### WORK REQUIRED
Return the entries below verbatim. Pictures stay out.

### RECORDS TO PROCESS
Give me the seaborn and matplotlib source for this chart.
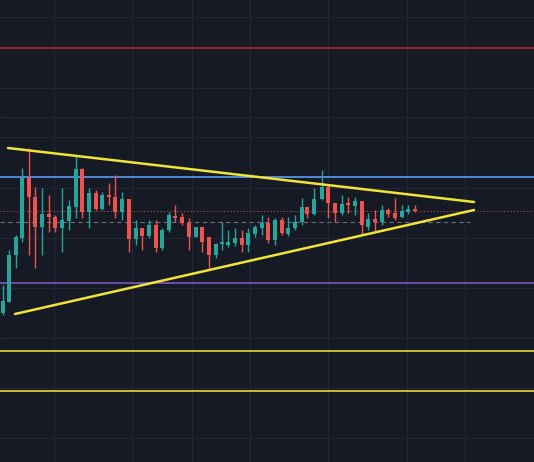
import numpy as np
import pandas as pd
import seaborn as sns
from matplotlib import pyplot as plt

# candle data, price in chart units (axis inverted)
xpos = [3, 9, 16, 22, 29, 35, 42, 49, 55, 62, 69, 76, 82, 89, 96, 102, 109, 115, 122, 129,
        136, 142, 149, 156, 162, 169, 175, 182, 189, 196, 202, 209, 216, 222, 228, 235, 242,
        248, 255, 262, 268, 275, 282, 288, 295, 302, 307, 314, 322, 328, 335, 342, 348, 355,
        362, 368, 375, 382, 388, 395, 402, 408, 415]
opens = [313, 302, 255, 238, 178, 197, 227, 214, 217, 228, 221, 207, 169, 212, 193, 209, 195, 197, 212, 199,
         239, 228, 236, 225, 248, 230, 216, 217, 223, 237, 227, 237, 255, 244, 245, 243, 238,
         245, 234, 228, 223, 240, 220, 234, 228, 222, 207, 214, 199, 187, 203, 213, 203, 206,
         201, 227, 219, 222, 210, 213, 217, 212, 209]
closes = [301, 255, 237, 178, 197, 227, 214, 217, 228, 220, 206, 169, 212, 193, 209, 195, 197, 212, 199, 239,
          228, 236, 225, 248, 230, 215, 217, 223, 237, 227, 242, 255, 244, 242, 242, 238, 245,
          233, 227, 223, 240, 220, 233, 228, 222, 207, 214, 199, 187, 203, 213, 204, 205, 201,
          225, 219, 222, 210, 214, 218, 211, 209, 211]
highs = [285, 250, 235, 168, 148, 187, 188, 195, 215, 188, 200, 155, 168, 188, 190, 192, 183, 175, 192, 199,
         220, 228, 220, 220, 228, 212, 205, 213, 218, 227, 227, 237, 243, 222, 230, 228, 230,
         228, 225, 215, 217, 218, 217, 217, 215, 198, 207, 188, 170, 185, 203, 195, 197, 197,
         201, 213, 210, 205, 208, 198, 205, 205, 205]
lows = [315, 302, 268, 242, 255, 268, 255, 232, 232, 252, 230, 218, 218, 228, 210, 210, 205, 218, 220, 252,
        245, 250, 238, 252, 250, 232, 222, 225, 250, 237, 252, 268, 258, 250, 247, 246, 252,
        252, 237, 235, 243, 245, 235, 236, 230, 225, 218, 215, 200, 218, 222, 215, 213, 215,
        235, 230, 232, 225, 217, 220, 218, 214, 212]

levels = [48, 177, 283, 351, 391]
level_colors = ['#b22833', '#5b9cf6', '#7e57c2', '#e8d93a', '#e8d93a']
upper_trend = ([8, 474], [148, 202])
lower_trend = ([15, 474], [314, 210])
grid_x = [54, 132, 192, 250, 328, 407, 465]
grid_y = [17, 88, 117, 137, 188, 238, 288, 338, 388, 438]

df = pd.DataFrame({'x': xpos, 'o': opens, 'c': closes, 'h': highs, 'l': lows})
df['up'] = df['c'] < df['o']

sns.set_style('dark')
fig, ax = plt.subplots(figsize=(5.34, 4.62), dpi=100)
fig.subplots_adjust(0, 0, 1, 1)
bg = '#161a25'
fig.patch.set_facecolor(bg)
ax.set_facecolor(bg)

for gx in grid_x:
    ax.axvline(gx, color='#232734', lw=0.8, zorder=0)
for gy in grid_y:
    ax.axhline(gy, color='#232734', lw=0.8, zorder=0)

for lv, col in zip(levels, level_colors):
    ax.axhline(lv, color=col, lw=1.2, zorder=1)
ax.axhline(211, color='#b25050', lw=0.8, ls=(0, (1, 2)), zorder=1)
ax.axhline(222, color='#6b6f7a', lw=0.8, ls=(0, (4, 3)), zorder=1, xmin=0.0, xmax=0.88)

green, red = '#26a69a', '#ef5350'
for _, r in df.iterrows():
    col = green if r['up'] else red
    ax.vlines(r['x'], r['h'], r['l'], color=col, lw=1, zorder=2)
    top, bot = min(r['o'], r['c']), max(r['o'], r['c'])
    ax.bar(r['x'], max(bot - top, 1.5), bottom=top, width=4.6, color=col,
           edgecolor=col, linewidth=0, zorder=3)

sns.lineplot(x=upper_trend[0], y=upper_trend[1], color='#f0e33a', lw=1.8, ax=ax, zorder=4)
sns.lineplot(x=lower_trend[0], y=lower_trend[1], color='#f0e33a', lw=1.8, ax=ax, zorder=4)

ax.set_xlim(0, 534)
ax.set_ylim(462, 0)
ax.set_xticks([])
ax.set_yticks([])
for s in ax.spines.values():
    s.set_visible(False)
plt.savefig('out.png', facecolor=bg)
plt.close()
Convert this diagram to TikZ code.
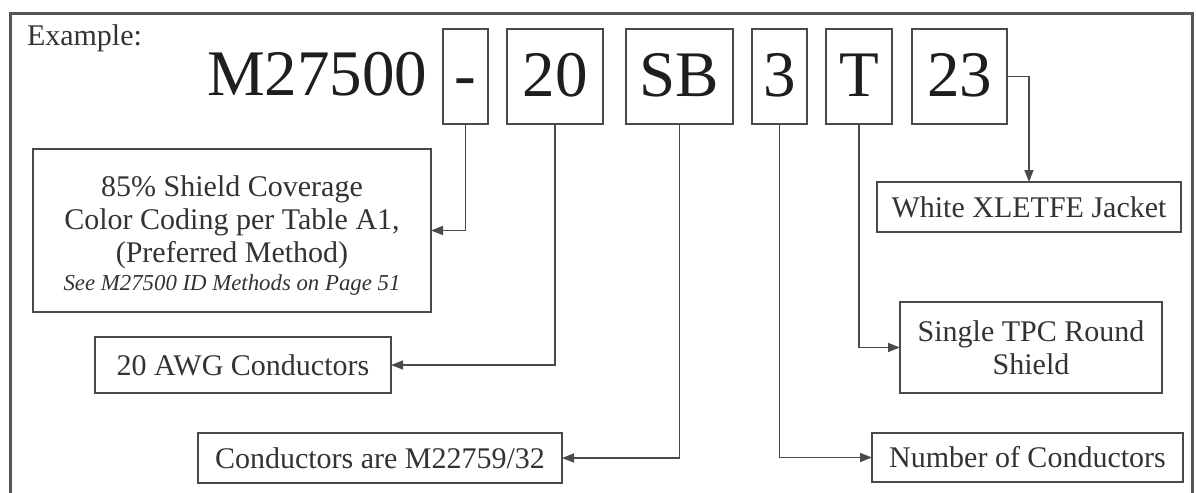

### ANSWER TO THIS EXERCISE
Give me the seaborn and matplotlib source for this chart.
import numpy as np
import pandas as pd
import seaborn as sns
from matplotlib import pyplot as plt

# candle data, price in chart units (axis inverted)
xpos = [3, 9, 16, 22, 29, 35, 42, 49, 55, 62, 69, 76, 82, 89, 96, 102, 109, 115, 122, 129,
        136, 142, 149, 156, 162, 169, 175, 182, 189, 196, 202, 209, 216, 222, 228, 235, 242,
        248, 255, 262, 268, 275, 282, 288, 295, 302, 307, 314, 322, 328, 335, 342, 348, 355,
        362, 368, 375, 382, 388, 395, 402, 408, 415]
opens = [313, 302, 255, 238, 178, 197, 227, 214, 217, 228, 221, 207, 169, 212, 193, 209, 195, 197, 212, 199,
         239, 228, 236, 225, 248, 230, 216, 217, 223, 237, 227, 237, 255, 244, 245, 243, 238,
         245, 234, 228, 223, 240, 220, 234, 228, 222, 207, 214, 199, 187, 203, 213, 203, 206,
         201, 227, 219, 222, 210, 213, 217, 212, 209]
closes = [301, 255, 237, 178, 197, 227, 214, 217, 228, 220, 206, 169, 212, 193, 209, 195, 197, 212, 199, 239,
          228, 236, 225, 248, 230, 215, 217, 223, 237, 227, 242, 255, 244, 242, 242, 238, 245,
          233, 227, 223, 240, 220, 233, 228, 222, 207, 214, 199, 187, 203, 213, 204, 205, 201,
          225, 219, 222, 210, 214, 218, 211, 209, 211]
highs = [285, 250, 235, 168, 148, 187, 188, 195, 215, 188, 200, 155, 168, 188, 190, 192, 183, 175, 192, 199,
         220, 228, 220, 220, 228, 212, 205, 213, 218, 227, 227, 237, 243, 222, 230, 228, 230,
         228, 225, 215, 217, 218, 217, 217, 215, 198, 207, 188, 170, 185, 203, 195, 197, 197,
         201, 213, 210, 205, 208, 198, 205, 205, 205]
lows = [315, 302, 268, 242, 255, 268, 255, 232, 232, 252, 230, 218, 218, 228, 210, 210, 205, 218, 220, 252,
        245, 250, 238, 252, 250, 232, 222, 225, 250, 237, 252, 268, 258, 250, 247, 246, 252,
        252, 237, 235, 243, 245, 235, 236, 230, 225, 218, 215, 200, 218, 222, 215, 213, 215,
        235, 230, 232, 225, 217, 220, 218, 214, 212]

levels = [48, 177, 283, 351, 391]
level_colors = ['#b22833', '#5b9cf6', '#7e57c2', '#e8d93a', '#e8d93a']
upper_trend = ([8, 474], [148, 202])
lower_trend = ([15, 474], [314, 210])
grid_x = [54, 132, 192, 250, 328, 407, 465]
grid_y = [17, 88, 117, 137, 188, 238, 288, 338, 388, 438]

df = pd.DataFrame({'x': xpos, 'o': opens, 'c': closes, 'h': highs, 'l': lows})
df['up'] = df['c'] < df['o']

sns.set_style('dark')
fig, ax = plt.subplots(figsize=(5.34, 4.62), dpi=100)
fig.subplots_adjust(0, 0, 1, 1)
bg = '#161a25'
fig.patch.set_facecolor(bg)
ax.set_facecolor(bg)

for gx in grid_x:
    ax.axvline(gx, color='#232734', lw=0.8, zorder=0)
for gy in grid_y:
    ax.axhline(gy, color='#232734', lw=0.8, zorder=0)

for lv, col in zip(levels, level_colors):
    ax.axhline(lv, color=col, lw=1.2, zorder=1)
ax.axhline(211, color='#b25050', lw=0.8, ls=(0, (1, 2)), zorder=1)
ax.axhline(222, color='#6b6f7a', lw=0.8, ls=(0, (4, 3)), zorder=1, xmin=0.0, xmax=0.88)

green, red = '#26a69a', '#ef5350'
for _, r in df.iterrows():
    col = green if r['up'] else red
    ax.vlines(r['x'], r['h'], r['l'], color=col, lw=1, zorder=2)
    top, bot = min(r['o'], r['c']), max(r['o'], r['c'])
    ax.bar(r['x'], max(bot - top, 1.5), bottom=top, width=4.6, color=col,
           edgecolor=col, linewidth=0, zorder=3)

sns.lineplot(x=upper_trend[0], y=upper_trend[1], color='#f0e33a', lw=1.8, ax=ax, zorder=4)
sns.lineplot(x=lower_trend[0], y=lower_trend[1], color='#f0e33a', lw=1.8, ax=ax, zorder=4)

ax.set_xlim(0, 534)
ax.set_ylim(462, 0)
ax.set_xticks([])
ax.set_yticks([])
for s in ax.spines.values():
    s.set_visible(False)
plt.savefig('out.png', facecolor=bg)
plt.close()
Convert this diagram to TikZ code.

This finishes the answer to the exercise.